La moitié du contrat d’assurance vie, qui viendra accroître la masse successorale sera taxée fiscalement dans la sucession entre les mains des héritiers, autres que le conjoint, qui lui est exonéré, puisque le contrat d’assurance vie dénoué est considéré comme une libéralité faite par un époux à l’autre bénéficiaire.
b) désignation du conjoint de l'assuré comme bénéficiaire
Le capital appartient en propre sans que la succession doive de sommes à la communauté et ce même si les primes ont été réglées au moyen de fonds communs.
Le défunt avait désigné son conjoint comme bénéficiaire.
Le contrat est dans ce cas considéré comme un bien propre du conjoint survivant et n'a pas à être intégré dans l'actif successoral.
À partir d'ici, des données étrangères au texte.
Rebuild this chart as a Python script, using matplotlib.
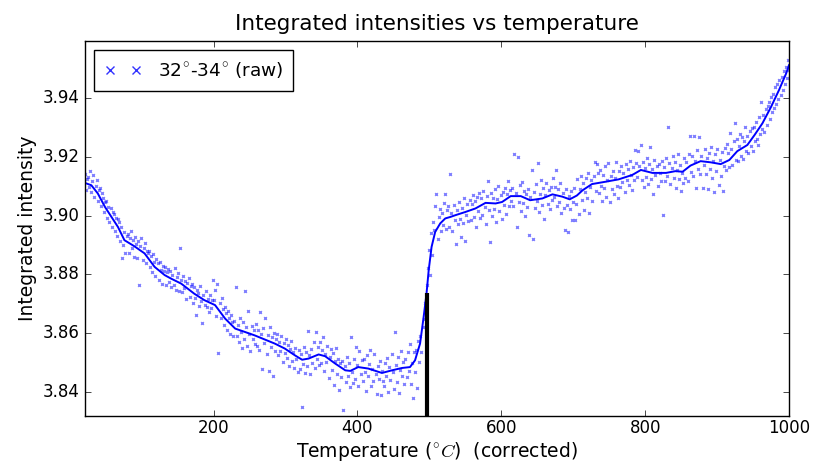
import numpy as np
import matplotlib
matplotlib.use("Agg")
import matplotlib.pyplot as plt

# smoothed curve (temperature, intensity)
smooth_T = [21, 30, 39, 49, 58, 67, 76, 90, 104, 118, 132, 141, 155, 173, 187, 202, 216, 230,
            243, 257, 271, 285, 299, 313, 323, 332, 346, 355, 369, 383, 390, 401, 415, 434,
            448, 462, 473, 480, 487, 492, 496, 499, 503, 508, 515, 522, 529, 536, 550, 564,
            578, 592, 601, 613, 627, 640, 657, 671, 685, 695, 705, 713, 726, 745, 763, 782,
            794, 810, 829, 842, 852, 863, 877, 891, 905, 917, 928, 942, 952, 963, 975, 986,
            996, 1000]
smooth_I = [3.9111, 3.9103, 3.9075, 3.9029, 3.8995, 3.8961, 3.8916, 3.8895, 3.8871, 3.8825,
            3.8797, 3.8785, 3.8768, 3.8734, 3.8712, 3.8695, 3.8649, 3.8615, 3.8604, 3.8592,
            3.8578, 3.8564, 3.8547, 3.8524, 3.8509, 3.8513, 3.8527, 3.8521, 3.8496, 3.8473,
            3.8471, 3.8484, 3.8479, 3.8464, 3.8473, 3.8481, 3.8484, 3.8507, 3.8564, 3.8655,
            3.8735, 3.8814, 3.8893, 3.8944, 3.8973, 3.8990, 3.8995, 3.9001, 3.9012, 3.9024,
            3.9043, 3.9041, 3.9046, 3.9066, 3.9066, 3.9052, 3.9058, 3.9072, 3.9064, 3.9055,
            3.9068, 3.9086, 3.9107, 3.9115, 3.9123, 3.9138, 3.9155, 3.9145, 3.9145, 3.9151,
            3.9149, 3.9170, 3.9185, 3.9181, 3.9175, 3.9189, 3.9219, 3.9240, 3.9274, 3.9314,
            3.9370, 3.9427, 3.9484, 3.9512]

# raw measurements, evenly spaced in temperature from 21 to 1000
raw_T_start, raw_T_end = 21, 1000
raw_I = [
    3.9142, 3.9087, 3.9125, 3.9131, 3.9098, 3.9150, 3.9079, 3.9118, 3.9139, 3.9064, 3.9101, 3.9122, 3.9049, 3.9087, 3.9093, 3.9031, 3.9075, 3.9058, 3.9012, 3.9046,
    3.9051, 3.8993, 3.9030, 3.8978, 3.9024, 3.8961, 3.9012, 3.9005, 3.8947, 3.8990, 3.8931, 3.8989, 3.8978, 3.8912, 3.8962, 3.8856, 3.8898, 3.8943, 3.8873, 3.8929,
    3.8938, 3.8871, 3.8922, 3.8946, 3.8889, 3.8915, 3.8860, 3.8927, 3.8902, 3.8857, 3.8913, 3.8765, 3.8896, 3.8924, 3.8849, 3.8890, 3.8905, 3.8838, 3.8879, 3.8873,
    3.8879, 3.8826, 3.8862, 3.8808, 3.8870, 3.8841, 3.8795, 3.8852, 3.8837, 3.8781, 3.8843, 3.8816, 3.8768, 3.8829, 3.8811, 3.8823, 3.8765, 3.8806, 3.8818, 3.8772,
    3.8812, 3.8757, 3.8799, 3.8764, 3.8820, 3.8748, 3.8791, 3.8803, 3.8742, 3.8889, 3.8781, 3.8739, 3.8794, 3.8752, 3.8777, 3.8715, 3.8769, 3.8788, 3.8723, 3.8760,
    3.8768, 3.8701, 3.8755, 3.8719, 3.8661, 3.8748, 3.8736, 3.8692, 3.8759, 3.8710, 3.8634, 3.8729, 3.8695, 3.8742, 3.8688, 3.8716, 3.8671, 3.8731, 3.8684, 3.8712,
    3.8781, 3.8712, 3.8746, 3.8659, 3.8768, 3.8531, 3.8703, 3.8652, 3.8719, 3.8681, 3.8627, 3.8690, 3.8668, 3.8611, 3.8675, 3.8652, 3.8598, 3.8661, 3.8639, 3.8590,
    3.8641, 3.8757, 3.8590, 3.8627, 3.8568, 3.8652, 3.8603, 3.8549, 3.8636, 3.8581, 3.8742, 3.8619, 3.8557, 3.8674, 3.8598, 3.8540, 3.8625, 3.8579, 3.8611, 3.8562,
    3.8631, 3.8556, 3.8609, 3.8542, 3.8673, 3.8595, 3.8478, 3.8617, 3.8566, 3.8650, 3.8528, 3.8594, 3.8469, 3.8620, 3.8553, 3.8587, 3.8455, 3.8601, 3.8538, 3.8579,
    3.8597, 3.8524, 3.8571, 3.8538, 3.8589, 3.8502, 3.8566, 3.8531, 3.8580, 3.8515, 3.8558, 3.8489, 3.8547, 3.8572, 3.8503, 3.8536, 3.8481, 3.8549, 3.8512, 3.8467,
    3.8542, 3.8478, 3.8530, 3.8347, 3.8493, 3.8551, 3.8465, 3.8536, 3.8489, 3.8608, 3.8524, 3.8459, 3.8546, 3.8497, 3.8569, 3.8480, 3.8602, 3.8512, 3.8554, 3.8491,
    3.8571, 3.8498, 3.8543, 3.8586, 3.8469, 3.8530, 3.8502, 3.8557, 3.8448, 3.8519, 3.8546, 3.8475, 3.8531, 3.8424, 3.8505, 3.8548, 3.8462, 3.8513, 3.8406, 3.8497,
    3.8451, 3.8506, 3.8339, 3.8488, 3.8432, 3.8519, 3.8455, 3.8497, 3.8415, 3.8586, 3.8468, 3.8429, 3.8511, 3.8443, 3.8552, 3.8490, 3.8421, 3.8538, 3.8461, 3.8509,
    3.8437, 3.8512, 3.8468, 3.8403, 3.8526, 3.8455, 3.8495, 3.8541, 3.8419, 3.8478, 3.8436, 3.8529, 3.8460, 3.8394, 3.8487, 3.8444, 3.8503, 3.8388, 3.8471, 3.8438,
    3.8421, 3.8497, 3.8452, 3.8516, 3.8398, 3.8483, 3.8441, 3.8529, 3.8466, 3.8409, 3.8605, 3.8490, 3.8432, 3.8517, 3.8396, 3.8474, 3.8538, 3.8455, 3.8502, 3.8427,
    3.8513, 3.8449, 3.8536, 3.8470, 3.8562, 3.8428, 3.8498, 3.8379, 3.8537, 3.8466, 3.8541, 3.8413, 3.8572, 3.8502, 3.8591, 3.8534, 3.8622, 3.8648, 3.8701, 3.8688,
    3.8762, 3.8821, 3.8883, 3.8798, 3.8940, 3.8866, 3.8978, 3.8949, 3.9034, 3.9074, 3.8921, 3.8996, 3.9022, 3.8947, 3.9010, 3.8968, 3.9041, 3.9072, 3.8955, 3.9018,
    3.9031, 3.8962, 3.9142, 3.9008, 3.8947, 3.9035, 3.8983, 3.8903, 3.9019, 3.8971, 3.9046, 3.8989, 3.8928, 3.9025, 3.8976, 3.9061, 3.8914, 3.9003, 3.9039, 3.8982,
    3.9052, 3.8986, 3.9039, 3.9071, 3.8995, 3.9048, 3.8961, 3.9063, 3.9014, 3.9077, 3.8990, 3.9058, 3.9003, 3.9084, 3.9029, 3.8972, 3.9066, 3.9119, 3.9018, 3.8911,
    3.9078, 3.8997, 3.9061, 3.9023, 3.9089, 3.8978, 3.9055, 3.9102, 3.9016, 3.9069, 3.8989, 3.9081, 3.9037, 3.9095, 3.9004, 3.9072, 3.9118, 3.9031, 3.9086, 3.9049,
    3.9092, 3.9034, 3.9211, 3.9075, 3.8961, 3.9199, 3.9046, 3.9103, 3.9017, 3.9114, 3.9041, 3.9083, 3.8998, 3.9072, 3.9029, 3.9091, 3.8933, 3.9064, 3.9155, 3.8921,
    3.9081, 3.9027, 3.9106, 3.9049, 3.9178, 3.9012, 3.9073, 3.9120, 3.9035, 3.9094, 3.8987, 3.9069, 3.9112, 3.9040, 3.9088, 3.9021, 3.9097, 3.9053, 3.9126, 3.9064,
    3.9096, 3.9154, 3.9031, 3.9089, 3.9047, 3.9112, 3.9008, 3.9075, 3.9026, 3.8951, 3.9091, 3.9037, 3.8944, 3.9068, 3.9022, 3.9083, 3.8983, 3.9046, 3.9095, 3.8986,
    3.9039, 3.9125, 3.9004, 3.9091, 3.9133, 3.9052, 3.9110, 3.9018, 3.9079, 3.9126, 3.9061, 3.9143, 3.9007, 3.9098, 3.9122, 3.9049, 3.9135, 3.9181, 3.9085, 3.9177,
    3.9143, 3.9078, 3.9156, 3.9101, 3.9049, 3.9138, 3.9092, 3.9167, 3.9064, 3.9121, 3.9178, 3.9047, 3.9134, 3.9090, 3.9152, 3.9073, 3.9129, 3.9183, 3.9101, 3.9058,
    3.9152, 3.9097, 3.9168, 3.9115, 3.9143, 3.9081, 3.9176, 3.9122, 3.9159, 3.9103, 3.9187, 3.9138, 3.9086, 3.9164, 3.9120, 3.9223, 3.9178, 3.9131, 3.9219, 3.9168,
    3.9239, 3.9120, 3.9182, 3.9096, 3.9163, 3.9131, 3.9197, 3.9108, 3.9174, 3.9233, 3.9125, 3.9158, 3.9072, 3.9189, 3.9137, 3.9168, 3.9101, 3.9176, 3.9143, 3.9116,
    3.9187, 3.9002, 3.9164, 3.9119, 3.9195, 3.9136, 3.9302, 3.9178, 3.9108, 3.9161, 3.9203, 3.9127, 3.9183, 3.9094, 3.9156, 3.9210, 3.9123, 3.9172, 3.9084, 3.9145,
    3.9112, 3.9196, 3.9127, 3.9182, 3.9119, 3.9208, 3.9269, 3.9148, 3.9201, 3.9133, 3.9272, 3.9187, 3.9092, 3.9224, 3.9158, 3.9266, 3.9141, 3.9203, 3.9095, 3.9172,
    3.9226, 3.9141, 3.9197, 3.9090, 3.9213, 3.9158, 3.9234, 3.9127, 3.9185, 3.9079, 3.9209, 3.9151, 3.9225, 3.9104, 3.9190, 3.9136, 3.9217, 3.9082, 3.9168, 3.9229,
    3.9156, 3.9243, 3.9212, 3.9164, 3.9281, 3.9225, 3.9173, 3.9252, 3.9316, 3.9190, 3.9261, 3.9184, 3.9238, 3.9279, 3.9203, 3.9267, 3.9192, 3.9255, 3.9301, 3.9218,
    3.9271, 3.9212, 3.9289, 3.9236, 3.9298, 3.9221, 3.9302, 3.9254, 3.9318, 3.9262, 3.9241, 3.9337, 3.9279, 3.9386, 3.9296, 3.9341, 3.9283, 3.9364, 3.9307, 3.9372,
    3.9388, 3.9329, 3.9402, 3.9351, 3.9415, 3.9366, 3.9436, 3.9381, 3.9449, 3.9398, 3.9462, 3.9410, 3.9473, 3.9428, 3.9491, 3.9446, 3.9507, 3.9469, 3.9528, 3.9495,
]

transition_T = 497
transition_I = 3.8735

x_ticks = [200, 400, 600, 800, 1000]
y_ticks = [3.84, 3.86, 3.88, 3.90, 3.92, 3.94]
x_limits = (21, 1000)
y_limits = (3.8317, 3.9594)

plt.style.use("classic")
plt.rcParams["figure.facecolor"] = "white"
plt.rcParams["savefig.facecolor"] = "white"

fig = plt.figure(figsize=(8.16, 4.66), dpi=100)
ax = fig.add_axes([0.104, 0.107, 0.863, 0.805])

raw_T = np.linspace(raw_T_start, raw_T_end, len(raw_I))
ax.plot(raw_T, raw_I, linestyle="none", marker="x", markersize=2, markeredgewidth=1,
        color="b", alpha=0.5, label=r"32$^{\circ}$-34$^{\circ}$ (raw)")
ax.plot(smooth_T, smooth_I, color="b", linewidth=1.4)
ax.vlines(transition_T, y_limits[0], transition_I, color="k", linewidth=3)

ax.set_xlim(*x_limits)
ax.set_ylim(*y_limits)
ax.set_xticks(x_ticks)
ax.set_yticks(y_ticks)
ax.ticklabel_format(useOffset=False, axis="y")
ax.set_yticklabels([f"{v:.2f}" for v in y_ticks])

ax.set_title("Integrated intensities vs temperature", fontsize=15.5, pad=8)
ax.set_xlabel(r"Temperature ($^{\circ}C$)  (corrected)", fontsize=13.5, labelpad=2)
ax.set_ylabel("Integrated intensity", fontsize=13.5, labelpad=4)
ax.tick_params(labelsize=12)
ax.tick_params(axis="x", pad=2)

leg = ax.legend(loc="upper left", numpoints=2, markerscale=3, fontsize=13.3,
                borderpad=0.55, handletextpad=0.9)
for h in leg.legend_handles:
    h.set_alpha(0.8)

fig.savefig("out.png", dpi=100)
Sauf primes manifestement excessives, les autres héritiers n'auront droit à aucune compensation.
Pas de récompense de ce fait du conjoint gratifié.
Afin d’éviter un enrichissement sans cause du conjoint, la mise en œuvre de la récompense n’est pas envisagée lorsque le bénéficiaire du contrat d’assurance vie dénoué est le conjoint lui même (Article 132-16 du code des assurances).
La moitié du contrat d’assurance vie, qui viendra accroître la masse successorale sera taxée entre les mains des héritiers autres que le conjoint, qui lui est exonéré.
Pour éviter cela, plusieurs solutions peuvent être envisagées, par exemple une co-souscription avec dénouement au premier décès.
La mise en œuvre de cette disposition aura pour conséquence une meilleure protection du conjoint survivant qui ne pourra plus être « appauvris » et pénalisé au profit d’un tiers.
Seule exception: les primes manifestement exagérées, qui entraînera une récompense due par la succession.
C) En cas de décès du conjoint du souscripteur
a) si le contrat est un bien propre du conjoint survivant;
alors sa valeur de rachat n'aura pas à être réintégrée dans la succession.